With his bushy beard, preference for jeans and Palestinian scarf (which he says he will only remove when they have their own state), Mr Sánchez  Gordillo also cultivates a very different image to the majority of Spain’s politicians. A portrait of Che Guevara, rather than the standard picture of King Juan Carlos, hangs in pride of place in his mayor’s office.

Mr Sánchez  Gordillo believes Spain’s deep recession is the fault of its government. “Unfortunately, this [national] government’s policies have not been directed towards the people’s problems; they were directed towards the banks’ problems,” he says. “People are more important than banks, particularly when the profits are received by a handful of bankers who have speculated with basic human rights. The money they’ve provided doesn’t reach the base of the social pyramid, which is why the economy is paralysed. It’s the small property holders and businesses who have been hurt the most. [We have] six million unemployed and twice that number living in poverty.”

However, like Robin Hood, Mr Sánchez Gordillo’s politics has seen him fall foul of the law. The land appropriations he encourages are illegal, as are the supermarket raids. Imprisoned seven times, he has reportedly survived two assassination attempts by right-wing extremists. Recently he appeared in court over the occupation last summer of military terrain in the sierras south of Seville.

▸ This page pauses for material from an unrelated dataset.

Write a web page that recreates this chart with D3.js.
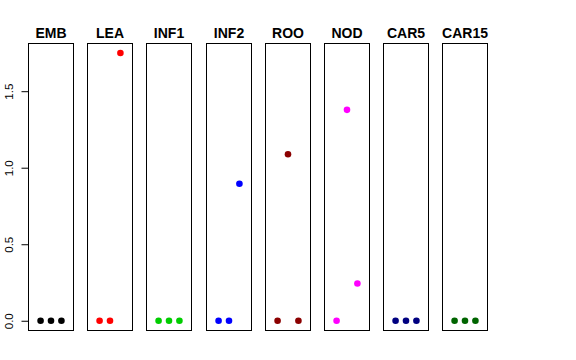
<!DOCTYPE html>
<html>
<head>
<meta charset="utf-8">
<script src="https://cdn.jsdelivr.net/npm/d3@7"></script>
<style>
  body { margin: 0; background: #fff; }
  svg { display: block; font-family: "Liberation Sans", Arial, sans-serif; }
</style>
</head>
<body>
<svg id="chart" width="576" height="360"></svg>
<script>
// tissues, one panel each
var tissues = ["EMB", "LEA", "INF1", "INF2", "ROO", "NOD", "CAR5", "CAR15"];
var colors = ["#000000", "#ff0000", "#00cd00", "#0000ff", "#8b0000", "#ff00ff", "#000080", "#006400"];
// three replicates per tissue
var values = [
  [0, 0, 0],
  [0, 0, 1.75],
  [0, 0, 0],
  [0, 0, 0.895],
  [0, 1.088, 0],
  [0, 1.378, 0.243],
  [0, 0, 0],
  [0, 0, 0]
];
var yTicks = [0, 0.5, 1.0, 1.5];

var svg = d3.select("#chart");

var boxTop = 43.5, boxBottom = 330.5, boxW = 45;

var y = d3.scaleLinear().domain([-0.065, 1.813]).range([330.7, 43.3]);

tissues.forEach(function (name, i) {
  var left = Math.round(28 + i * 59.2) + 0.5;
  var x = d3.scaleLinear().domain([-0.16, 4.16]).range([left, left + boxW]);
  var g = svg.append("g");

  g.append("rect")
    .attr("x", left).attr("y", boxTop)
    .attr("width", boxW).attr("height", boxBottom - boxTop)
    .attr("fill", "none").attr("stroke", "#000").attr("stroke-width", 1);

  g.append("text")
    .attr("x", left + boxW / 2).attr("y", 37.5)
    .attr("text-anchor", "middle")
    .attr("font-weight", "bold").attr("font-size", 14)
    .text(name);

  g.selectAll("circle")
    .data(values[i])
    .enter()
    .append("circle")
    .attr("cx", function (d, j) { return x(j + 1); })
    .attr("cy", function (d) { return y(d); })
    .attr("r", 3.3)
    .attr("fill", colors[i]);

  if (i === 0) {
    var axis = d3.axisLeft(y).tickValues(yTicks).tickSize(7).tickPadding(0)
      .tickFormat(d3.format(".1f"));
    var ag = svg.append("g").attr("transform", "translate(" + left + ",0)").call(axis);
    ag.select(".domain").attr("d", "M0," + y(0) + "V" + y(1.5));
    ag.selectAll(".tick line").attr("stroke", "#000");
    ag.selectAll(".tick text")
      .attr("font-size", 11.5).attr("font-family", "Liberation Sans, Arial, sans-serif")
      .attr("fill", "#000")
      .attr("text-anchor", "middle")
      .attr("x", null).attr("dy", null)
      .attr("transform", "translate(-16,0) rotate(-90)");
  }
});
</script>
</body>
</html>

The right-wing newspaper La Razón has reported that Mr Sánchez Gordillo’s government is in debt to the tune of €2.83m (£2.4m), and also quotes sources close to the town as saying there are months of back payments owed to workers in the co-operatives. Other villagers claim, according to La Razón, that “if you don’t go to protest” – as happened recently at another land-grab in the military terrain of Las Turquillas – “then you don’t get a job”. There have been repeated assertions that Mr Sánchez  Gordillo does not share his power and has not held a full village council meeting for 13 months.

But his policies are clearly popular. He has been re-elected by massive majorities in each election since 1979.  “I wish our mayor was like him,” one woman in her forties from a nearby village said as she patiently waited for an audience with Mr Sánchez  Gordillo outside his office.

Though his methods are frequently debated in Spanish media, Mr Sánchez  Gordillo (with some financial support from the regional government) has been able to offer his village three things that much of Spain is desperately wanting: employment, affordable housing, and a greater say in  government. “The most important thing we’ve done here is to struggle and obtain land through peaceful means, and to ensure that housing is a right, not a business,” Mr Sánchez Gordillo concludes. “And as a village we work together, discuss and collaborate together: that’s fundamental for any society, too.”